'''

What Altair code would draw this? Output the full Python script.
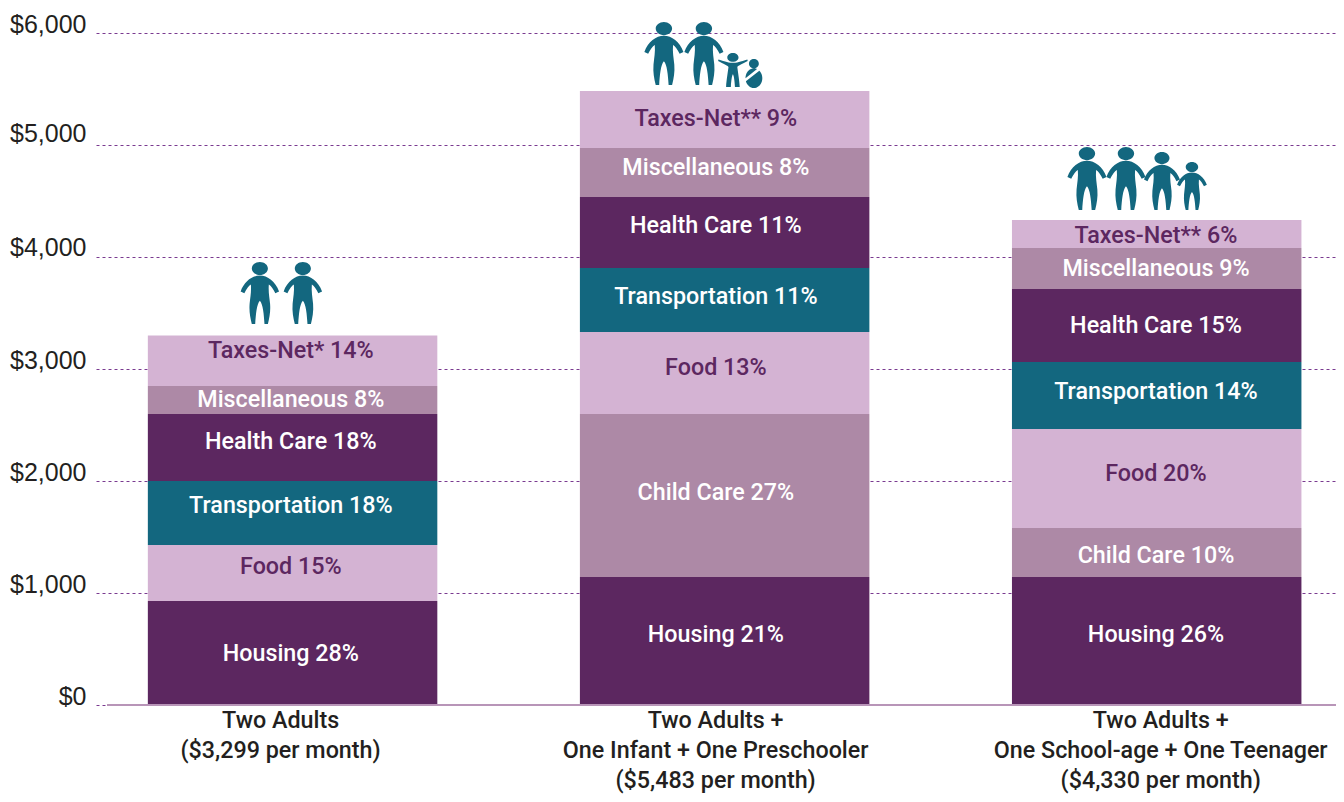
import math
import altair as alt
import pandas as pd

# ---- data ----
households = ["Two Adults|($3,299 per month)",
              "Two Adults +|One Infant + One Preschooler|($5,483 per month)",
              "Two Adults +|One School-age + One Teenager|($4,330 per month)"]
bar1_items = ["Housing", "Food", "Transportation", "Health Care", "Miscellaneous", "Taxes-Net"]
bar1_values = [929, 499, 572, 598, 250, 451]
bar1_labels = ["Housing 28%", "Food 15%", "Transportation 18%", "Health Care 18%", "Miscellaneous 8%", "Taxes-Net* 14%"]
bar1_label_y = [473, 1250, 1786, 2366, 2741, 3170]

bar2_items = ["Housing", "Child Care", "Food", "Transportation", "Health Care", "Miscellaneous", "Taxes-Net"]
bar2_values = [1143, 1455, 732, 572, 634, 437, 510]
bar2_labels = ["Housing 21%", "Child Care 27%", "Food 13%", "Transportation 11%", "Health Care 11%", "Miscellaneous 8%", "Taxes-Net** 9%"]
bar2_label_y = [634, 1902, 3018, 3652, 4286, 4804, 5250]

bar3_items = bar2_items
bar3_values = [1143, 437, 884, 598, 652, 366, 250]
bar3_labels = ["Housing 26%", "Child Care 10%", "Food 20%", "Transportation 14%", "Health Care 15%", "Miscellaneous 9%", "Taxes-Net** 6%"]
bar3_label_y = [634, 1348, 2080, 2804, 3393, 3902, 4205]

label_shift = [-1, -8, 0]

item_order = ["Housing", "Child Care", "Food", "Transportation", "Health Care", "Miscellaneous", "Taxes-Net"]
item_colors = ["#5c2760", "#ad89a6", "#d4b3d3", "#13677f", "#5c2760", "#ad89a6", "#d4b3d3"]
light_items = ["Food", "Taxes-Net"]

# people: household index, horizontal offset from the bar centre (px), vertical centre ($), height (px)
adult_house = [0, 0, 1, 1, 2, 2, 2, 2]
adult_off = [-32, 11, -60, -20, -69, -30, 6, 36]
adult_y = [3679, 3679, 5817, 5817, 4701, 4701, 4679, 4634]
adult_h = [62, 62, 63, 63, 63, 63, 58, 48]
child_house, child_off, child_y, child_h = [1], [9], [5670], [34]
baby_house, baby_off, baby_y, baby_h = [1], [30], [5638], [29]


# ---- icon shapes in the unit square ----
def ellipse(cx, cy, rx, ry):
    k = 0.5523
    return (f"M{cx-rx} {cy}C{cx-rx} {cy-k*ry} {cx-k*rx} {cy-ry} {cx} {cy-ry}"
            f"C{cx+k*rx} {cy-ry} {cx+rx} {cy-k*ry} {cx+rx} {cy}"
            f"C{cx+rx} {cy+k*ry} {cx+k*rx} {cy+ry} {cx} {cy+ry}"
            f"C{cx-k*rx} {cy+ry} {cx-rx} {cy+k*ry} {cx-rx} {cy}Z")


def sector(cx, cy, rx, ry, a0, a1, n=24):
    pts = []
    for i in range(n + 1):
        a = math.radians(a0 + (a1 - a0) * i / n)
        pts.append(f"{cx + rx*math.cos(a):.3f} {cy + ry*math.sin(a):.3f}")
    return "M" + "L".join(pts) + "Z"


adult_path = ellipse(0, -0.79, 0.26, 0.21) + (
    "M0 -0.56C0.25 -0.56 0.5 -0.37 0.62 -0.05L0.5 0.01C0.43 -0.13 0.36 -0.23 0.29 -0.27"
    "C0.27 -0.05 0.31 0.15 0.33 0.35C0.35 0.6 0.31 0.8 0.26 1L0.15 1"
    "C0.13 0.7 0.1 0.35 0 0.25"
    "C-0.1 0.35 -0.13 0.7 -0.15 1L-0.26 1C-0.31 0.8 -0.35 0.6 -0.33 0.35"
    "C-0.31 0.15 -0.27 -0.05 -0.29 -0.27C-0.36 -0.23 -0.43 -0.13 -0.5 0.01L-0.62 -0.05"
    "C-0.5 -0.37 -0.25 -0.56 0 -0.56Z")
child_path = ellipse(0, -0.74, 0.33, 0.26) + (
    "M0 -0.42C0.2 -0.42 0.45 -0.48 0.85 -0.62L0.87 -0.52C0.55 -0.35 0.32 -0.25 0.26 -0.18"
    "C0.28 0 0.38 0.6 0.4 1L0.12 1C0.1 0.6 0.05 0.3 0 0.25"
    "C-0.05 0.3 -0.1 0.6 -0.12 1L-0.4 1C-0.38 0.6 -0.28 0 -0.26 -0.18"
    "C-0.32 -0.25 -0.55 -0.35 -0.87 -0.52L-0.85 -0.62C-0.45 -0.48 -0.2 -0.42 0 -0.42Z")
baby_path = ellipse(0, -0.68, 0.34, 0.32) + sector(0, 0.32, 0.58, 0.68, -50, 162) + sector(0, 0.32, 0.58, 0.68, 180, 292)

# ---- tables ----
W, H = 1240, 672
BAND = 288
rows = []
for h, items, vals, labs, ly, sh in zip(households, [bar1_items, bar2_items, bar3_items],
                                        [bar1_values, bar2_values, bar3_values],
                                        [bar1_labels, bar2_labels, bar3_labels],
                                        [bar1_label_y, bar2_label_y, bar3_label_y], label_shift):
    for i, (it, v, l, y) in enumerate(zip(items, vals, labs, ly)):
        rows.append(dict(household=h, item=it, value=v, order=i, label=l, label_y=y, shift=sh + BAND / 2,
                         tone="dark" if it in light_items else "white"))
df = pd.DataFrame(rows)


def people(house, off, y, hgt):
    return pd.DataFrame(dict(household=[households[i] for i in house], off=[o + BAND / 2 for o in off], y=y,
                             size=[a * a for a in hgt]))


x_scale = alt.Scale(domain=households, paddingInner=0.33, paddingOuter=0.1, align=0.6)
x_plain = alt.X("household:N", scale=x_scale, sort=households, title=None)
FONT = "Roboto"

bars = alt.Chart(df).mark_bar().encode(
    x=alt.X("household:N", scale=x_scale, sort=households, title=None,
            axis=alt.Axis(domain=False, ticks=False, labelAngle=0, labelFont=FONT, labelFontSize=23.3,
                          labelFontWeight=500,
                          labelColor="#231f20", labelPadding=4, labelBaseline="top",
                          labelLineHeight=30, labelLimit=500,
                          labelExpr="split(datum.label, '|')",
                          labelOffset=alt.expr("indexof(datum.label,'Infant')>=0 ? -9 : (indexof(datum.label,'School')>=0 ? 4 : -12)"))),
    y=alt.Y("value:Q", stack="zero", scale=alt.Scale(domain=[0, 6000], nice=False), title=None,
            axis=alt.Axis(values=[0, 1000, 2000, 3000, 4000, 5000, 6000], labelExpr="'$' + format(datum.value, ',')",
                          domain=False, ticks=False, labelFont="Liberation Sans", labelFontSize=25,
                          labelColor="#231f20", labelPadding=10, labelBaseline="middle",
                          labelOffset=alt.expr("datum.value==5000 ? -12 : (datum.value==4000 ? -10 : -8.5)"),
                          grid=True, gridColor="#7a3a90", gridDash=[3, 3], gridWidth=1)),
    color=alt.Color("item:N", scale=alt.Scale(domain=item_order, range=item_colors), legend=None),
    order=alt.Order("order:Q"),
)

baseline = alt.Chart(pd.DataFrame({"v": [0]})).mark_rule(color="#b895b8", strokeWidth=2).encode(
    x=alt.value(11), x2=alt.value(W), y=alt.Y("v:Q", scale=alt.Scale(domain=[0, 6000], nice=False)),
)

labels = alt.Chart(df).mark_text(font=FONT, fontSize=23.3, fontWeight=500, baseline="middle", align="center", dy=1.5).encode(
    x=x_plain,
    xOffset=alt.XOffset("shift:Q", scale=None),
    y=alt.Y("label_y:Q"),
    text="label:N",
    color=alt.Color("tone:N", scale=alt.Scale(domain=["dark", "white"], range=["#5c2760", "#ffffff"]), legend=None),
)


def icon(tbl, path):
    return alt.Chart(tbl).mark_point(shape=path, filled=True, opacity=1, color="#13677f", strokeWidth=0).encode(
        x=x_plain,
        xOffset=alt.XOffset("off:Q", scale=None),
        y=alt.Y("y:Q"),
        size=alt.Size("size:Q", scale=None, legend=None),
    )


chart = alt.layer(
    bars, baseline, labels,
    icon(people(adult_house, adult_off, adult_y, adult_h), adult_path),
    icon(people(child_house, child_off, child_y, child_h), child_path),
    icon(people(baby_house, baby_off, baby_y, baby_h), baby_path),
).resolve_scale(color="independent").properties(
    width=W, height=H, autosize=alt.AutoSizeParams(type="none"),
    padding={"left": 88, "top": 25, "right": 0, "bottom": 89},
).configure_view(stroke=None)

chart.save("out.html", embed_options={"renderer": "svg", "actions": False})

'''

■ **Your instructions**: Without the pictures, please reproduce each line of the listing above exactly, from the first one through the line bearing "label_shift = [-1, -8, 0]".

■ **Written solution**:
What Altair code would draw this? Output the full Python script.
import math
import altair as alt
import pandas as pd

# ---- data ----
households = ["Two Adults|($3,299 per month)",
              "Two Adults +|One Infant + One Preschooler|($5,483 per month)",
              "Two Adults +|One School-age + One Teenager|($4,330 per month)"]
bar1_items = ["Housing", "Food", "Transportation", "Health Care", "Miscellaneous", "Taxes-Net"]
bar1_values = [929, 499, 572, 598, 250, 451]
bar1_labels = ["Housing 28%", "Food 15%", "Transportation 18%", "Health Care 18%", "Miscellaneous 8%", "Taxes-Net* 14%"]
bar1_label_y = [473, 1250, 1786, 2366, 2741, 3170]

bar2_items = ["Housing", "Child Care", "Food", "Transportation", "Health Care", "Miscellaneous", "Taxes-Net"]
bar2_values = [1143, 1455, 732, 572, 634, 437, 510]
bar2_labels = ["Housing 21%", "Child Care 27%", "Food 13%", "Transportation 11%", "Health Care 11%", "Miscellaneous 8%", "Taxes-Net** 9%"]
bar2_label_y = [634, 1902, 3018, 3652, 4286, 4804, 5250]

bar3_items = bar2_items
bar3_values = [1143, 437, 884, 598, 652, 366, 250]
bar3_labels = ["Housing 26%", "Child Care 10%", "Food 20%", "Transportation 14%", "Health Care 15%", "Miscellaneous 9%", "Taxes-Net** 6%"]
bar3_label_y = [634, 1348, 2080, 2804, 3393, 3902, 4205]

label_shift = [-1, -8, 0]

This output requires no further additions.